Charts and diagrams as code
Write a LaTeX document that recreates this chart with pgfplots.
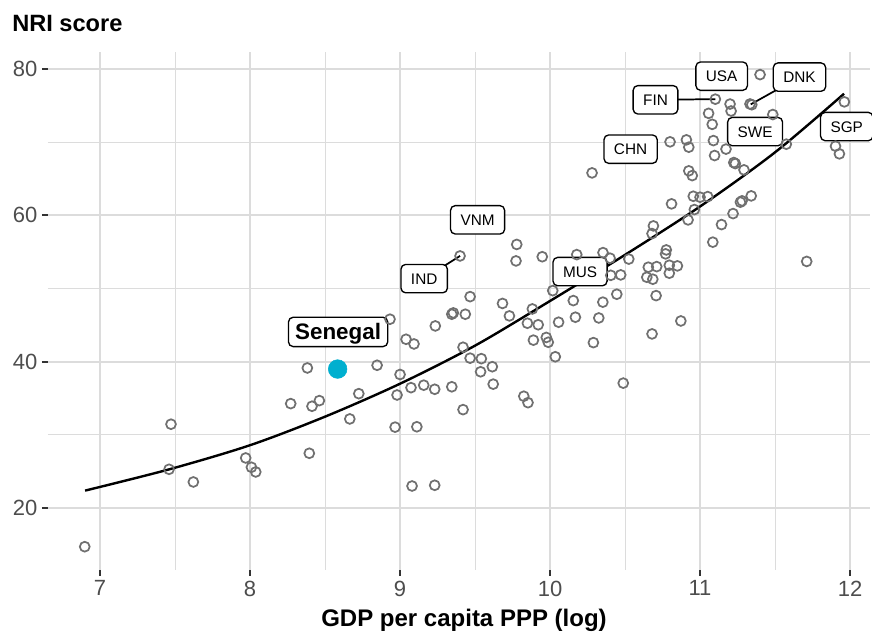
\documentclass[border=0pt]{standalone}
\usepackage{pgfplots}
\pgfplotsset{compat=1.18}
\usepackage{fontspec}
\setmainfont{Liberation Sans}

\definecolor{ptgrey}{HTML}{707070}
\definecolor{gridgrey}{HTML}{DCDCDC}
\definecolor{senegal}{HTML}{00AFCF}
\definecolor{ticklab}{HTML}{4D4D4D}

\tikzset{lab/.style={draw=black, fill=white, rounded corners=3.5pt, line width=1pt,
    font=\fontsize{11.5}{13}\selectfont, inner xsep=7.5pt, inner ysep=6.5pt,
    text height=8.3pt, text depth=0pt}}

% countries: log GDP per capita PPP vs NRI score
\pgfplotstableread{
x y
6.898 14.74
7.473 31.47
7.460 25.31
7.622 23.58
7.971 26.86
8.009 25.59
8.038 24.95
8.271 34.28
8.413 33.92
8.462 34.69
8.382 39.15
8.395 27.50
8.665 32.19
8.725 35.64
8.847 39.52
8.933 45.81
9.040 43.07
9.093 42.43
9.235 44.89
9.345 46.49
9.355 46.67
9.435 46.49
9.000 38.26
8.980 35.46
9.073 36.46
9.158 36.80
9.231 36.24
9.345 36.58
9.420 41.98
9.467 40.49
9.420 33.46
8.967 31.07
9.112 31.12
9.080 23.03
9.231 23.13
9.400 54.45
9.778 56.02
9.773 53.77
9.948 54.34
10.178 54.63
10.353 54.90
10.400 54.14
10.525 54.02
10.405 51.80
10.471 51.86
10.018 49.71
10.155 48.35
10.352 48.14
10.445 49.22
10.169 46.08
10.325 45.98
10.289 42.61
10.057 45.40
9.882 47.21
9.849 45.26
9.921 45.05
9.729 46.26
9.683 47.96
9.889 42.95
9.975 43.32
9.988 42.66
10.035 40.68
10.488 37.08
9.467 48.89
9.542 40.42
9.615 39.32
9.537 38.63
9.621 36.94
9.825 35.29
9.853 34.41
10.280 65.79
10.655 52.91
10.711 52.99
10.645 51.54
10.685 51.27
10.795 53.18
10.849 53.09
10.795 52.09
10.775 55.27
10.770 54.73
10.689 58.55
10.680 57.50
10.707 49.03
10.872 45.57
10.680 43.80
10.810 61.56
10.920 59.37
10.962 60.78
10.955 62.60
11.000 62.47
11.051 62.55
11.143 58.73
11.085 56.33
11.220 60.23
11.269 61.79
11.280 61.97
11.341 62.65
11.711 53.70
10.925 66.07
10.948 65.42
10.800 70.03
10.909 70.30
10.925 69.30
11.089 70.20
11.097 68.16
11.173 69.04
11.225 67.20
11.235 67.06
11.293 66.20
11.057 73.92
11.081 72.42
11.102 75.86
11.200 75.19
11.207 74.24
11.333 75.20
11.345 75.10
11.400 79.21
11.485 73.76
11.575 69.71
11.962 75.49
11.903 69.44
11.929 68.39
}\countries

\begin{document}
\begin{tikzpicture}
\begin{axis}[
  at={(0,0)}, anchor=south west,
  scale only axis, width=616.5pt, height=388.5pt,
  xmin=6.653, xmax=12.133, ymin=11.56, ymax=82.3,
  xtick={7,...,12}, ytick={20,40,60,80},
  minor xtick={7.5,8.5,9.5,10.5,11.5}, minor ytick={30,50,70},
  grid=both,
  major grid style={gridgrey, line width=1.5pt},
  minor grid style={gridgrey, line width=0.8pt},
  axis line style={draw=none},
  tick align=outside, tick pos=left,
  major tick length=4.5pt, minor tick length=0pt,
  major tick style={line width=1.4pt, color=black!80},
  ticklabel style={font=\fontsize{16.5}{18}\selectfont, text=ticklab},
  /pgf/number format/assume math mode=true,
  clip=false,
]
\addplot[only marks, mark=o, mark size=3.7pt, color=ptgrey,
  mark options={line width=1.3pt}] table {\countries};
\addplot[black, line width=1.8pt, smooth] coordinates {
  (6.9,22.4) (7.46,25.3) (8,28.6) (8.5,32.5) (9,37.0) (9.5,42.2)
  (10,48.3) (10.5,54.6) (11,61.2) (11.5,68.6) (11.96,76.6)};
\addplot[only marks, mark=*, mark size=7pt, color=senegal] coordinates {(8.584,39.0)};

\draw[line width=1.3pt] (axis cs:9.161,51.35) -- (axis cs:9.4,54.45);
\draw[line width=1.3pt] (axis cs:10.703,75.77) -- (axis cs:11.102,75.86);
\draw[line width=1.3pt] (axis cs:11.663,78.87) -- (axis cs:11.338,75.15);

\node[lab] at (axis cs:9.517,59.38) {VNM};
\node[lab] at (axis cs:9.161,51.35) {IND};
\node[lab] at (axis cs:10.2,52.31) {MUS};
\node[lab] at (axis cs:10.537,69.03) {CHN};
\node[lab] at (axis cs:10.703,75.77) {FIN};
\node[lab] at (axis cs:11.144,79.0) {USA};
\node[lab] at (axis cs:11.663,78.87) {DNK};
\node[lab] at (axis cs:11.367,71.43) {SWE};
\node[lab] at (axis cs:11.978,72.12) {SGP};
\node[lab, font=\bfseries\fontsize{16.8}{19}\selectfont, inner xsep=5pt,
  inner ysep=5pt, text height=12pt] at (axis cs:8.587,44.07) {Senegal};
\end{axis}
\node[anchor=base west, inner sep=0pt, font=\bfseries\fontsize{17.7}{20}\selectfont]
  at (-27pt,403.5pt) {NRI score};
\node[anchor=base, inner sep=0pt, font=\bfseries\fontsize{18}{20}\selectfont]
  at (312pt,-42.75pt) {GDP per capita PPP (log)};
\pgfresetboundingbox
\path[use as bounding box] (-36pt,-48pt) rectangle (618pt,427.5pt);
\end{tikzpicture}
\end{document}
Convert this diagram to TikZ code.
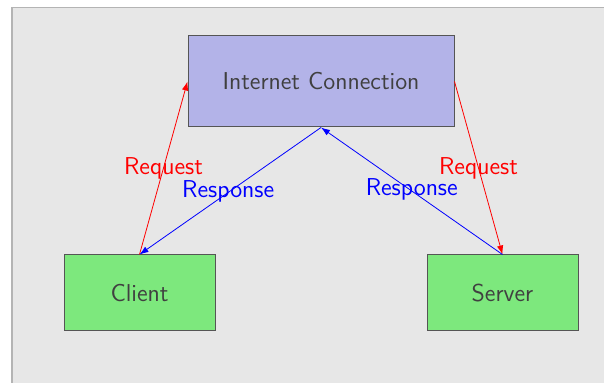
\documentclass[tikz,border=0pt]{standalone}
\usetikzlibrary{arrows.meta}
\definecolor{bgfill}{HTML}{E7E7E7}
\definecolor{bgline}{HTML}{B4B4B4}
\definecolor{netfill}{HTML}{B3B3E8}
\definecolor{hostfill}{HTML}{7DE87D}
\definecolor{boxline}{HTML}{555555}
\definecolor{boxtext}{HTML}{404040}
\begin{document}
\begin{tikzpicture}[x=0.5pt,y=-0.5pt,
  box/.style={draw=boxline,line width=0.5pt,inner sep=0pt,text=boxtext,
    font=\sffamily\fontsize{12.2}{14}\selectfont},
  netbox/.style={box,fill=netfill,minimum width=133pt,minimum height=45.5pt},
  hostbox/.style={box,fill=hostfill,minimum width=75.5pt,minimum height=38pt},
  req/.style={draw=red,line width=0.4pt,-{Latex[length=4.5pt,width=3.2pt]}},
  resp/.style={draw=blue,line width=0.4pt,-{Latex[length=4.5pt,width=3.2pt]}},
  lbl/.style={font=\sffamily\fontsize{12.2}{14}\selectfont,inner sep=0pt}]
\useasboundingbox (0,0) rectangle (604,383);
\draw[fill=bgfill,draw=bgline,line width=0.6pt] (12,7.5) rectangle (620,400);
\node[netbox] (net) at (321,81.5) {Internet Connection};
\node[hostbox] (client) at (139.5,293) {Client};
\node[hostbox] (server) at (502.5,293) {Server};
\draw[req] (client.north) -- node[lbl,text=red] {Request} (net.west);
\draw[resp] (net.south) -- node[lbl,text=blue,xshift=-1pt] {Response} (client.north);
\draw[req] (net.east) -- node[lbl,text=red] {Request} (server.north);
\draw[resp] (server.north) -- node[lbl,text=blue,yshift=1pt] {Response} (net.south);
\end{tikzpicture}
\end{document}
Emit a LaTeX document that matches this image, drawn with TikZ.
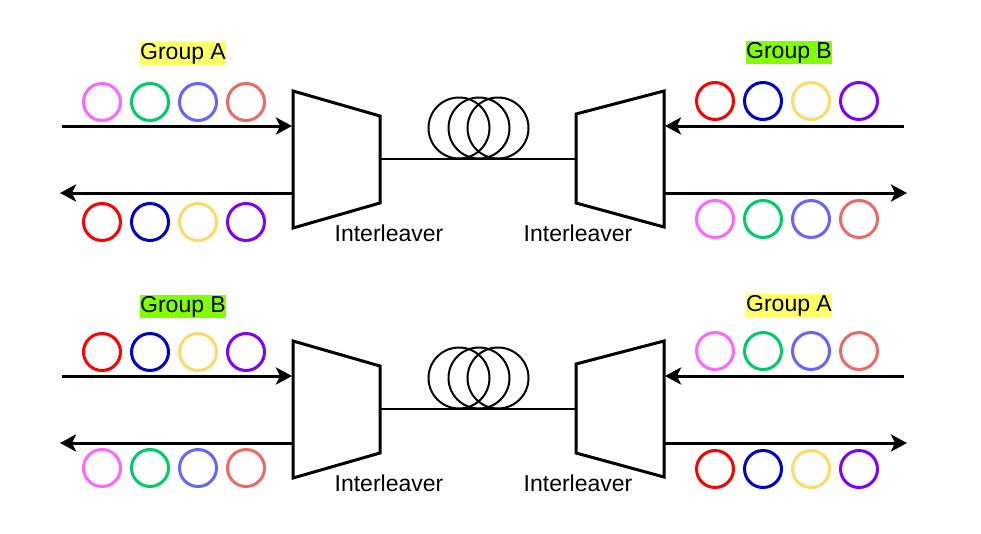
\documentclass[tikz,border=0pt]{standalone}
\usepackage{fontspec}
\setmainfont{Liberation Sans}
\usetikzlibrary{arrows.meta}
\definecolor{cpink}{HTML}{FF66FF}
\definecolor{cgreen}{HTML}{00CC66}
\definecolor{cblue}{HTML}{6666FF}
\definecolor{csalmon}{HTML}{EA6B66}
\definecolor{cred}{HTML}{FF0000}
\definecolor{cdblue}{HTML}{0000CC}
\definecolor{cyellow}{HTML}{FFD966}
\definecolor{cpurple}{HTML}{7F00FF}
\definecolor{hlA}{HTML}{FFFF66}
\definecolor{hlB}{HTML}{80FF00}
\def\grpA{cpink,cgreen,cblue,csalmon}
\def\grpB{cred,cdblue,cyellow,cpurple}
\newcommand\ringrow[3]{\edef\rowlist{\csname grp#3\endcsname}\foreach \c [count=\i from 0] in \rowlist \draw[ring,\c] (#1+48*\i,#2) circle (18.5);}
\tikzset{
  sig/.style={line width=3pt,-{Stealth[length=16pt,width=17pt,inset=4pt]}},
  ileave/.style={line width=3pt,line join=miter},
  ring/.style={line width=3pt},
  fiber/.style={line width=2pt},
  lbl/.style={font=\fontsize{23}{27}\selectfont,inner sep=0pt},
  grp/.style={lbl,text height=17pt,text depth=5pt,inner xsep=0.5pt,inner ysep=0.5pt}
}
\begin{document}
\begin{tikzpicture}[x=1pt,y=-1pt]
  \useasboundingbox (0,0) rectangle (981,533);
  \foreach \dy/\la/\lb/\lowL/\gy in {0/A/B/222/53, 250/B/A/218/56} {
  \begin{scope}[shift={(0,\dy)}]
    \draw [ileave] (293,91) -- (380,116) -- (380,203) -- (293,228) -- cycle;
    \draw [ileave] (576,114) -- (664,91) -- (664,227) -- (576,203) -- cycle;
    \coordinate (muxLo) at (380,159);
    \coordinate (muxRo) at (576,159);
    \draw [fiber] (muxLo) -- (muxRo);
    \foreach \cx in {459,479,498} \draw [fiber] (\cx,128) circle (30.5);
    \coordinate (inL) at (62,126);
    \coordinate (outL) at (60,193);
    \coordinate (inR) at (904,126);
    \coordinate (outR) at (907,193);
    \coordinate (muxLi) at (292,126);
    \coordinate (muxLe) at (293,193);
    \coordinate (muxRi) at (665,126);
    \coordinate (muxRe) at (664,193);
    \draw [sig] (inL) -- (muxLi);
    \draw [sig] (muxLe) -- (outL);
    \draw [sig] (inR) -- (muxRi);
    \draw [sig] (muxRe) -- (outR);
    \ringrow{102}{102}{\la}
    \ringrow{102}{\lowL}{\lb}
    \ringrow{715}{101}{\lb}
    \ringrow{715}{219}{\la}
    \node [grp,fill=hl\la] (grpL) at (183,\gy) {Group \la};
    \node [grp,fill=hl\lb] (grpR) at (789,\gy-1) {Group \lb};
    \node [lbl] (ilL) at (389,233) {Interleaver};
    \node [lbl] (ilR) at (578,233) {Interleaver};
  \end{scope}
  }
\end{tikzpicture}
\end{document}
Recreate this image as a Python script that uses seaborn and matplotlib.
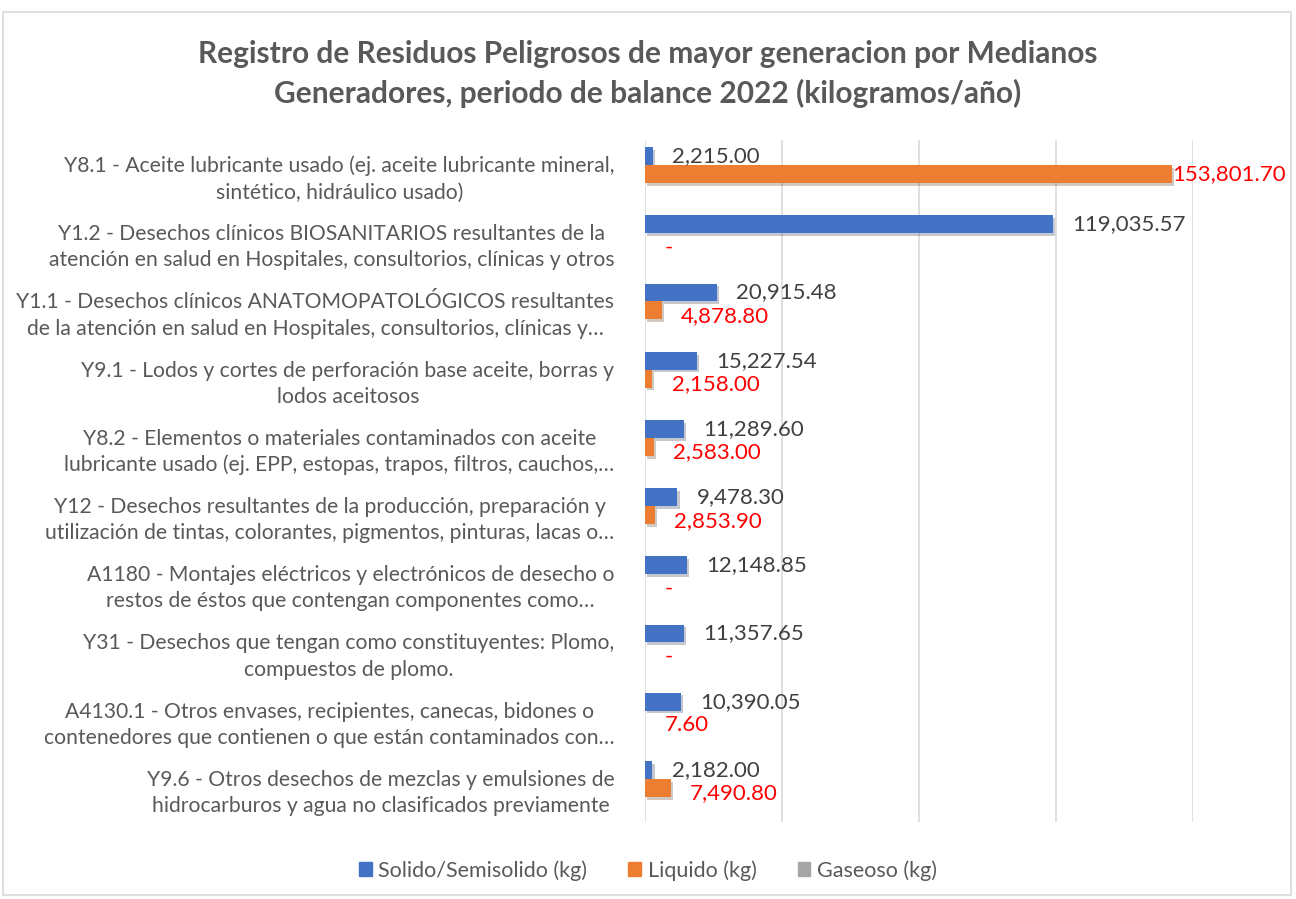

:: OBJECTIVE ::
Show every line from the entries above in which "that" appears.

:: PROBLEM SOLUTION ::
Write a LaTeX document that recreates this chart with pgfplots.
Emit a LaTeX document that matches this image, drawn with TikZ.
Recreate this image as a Python script that uses seaborn and matplotlib.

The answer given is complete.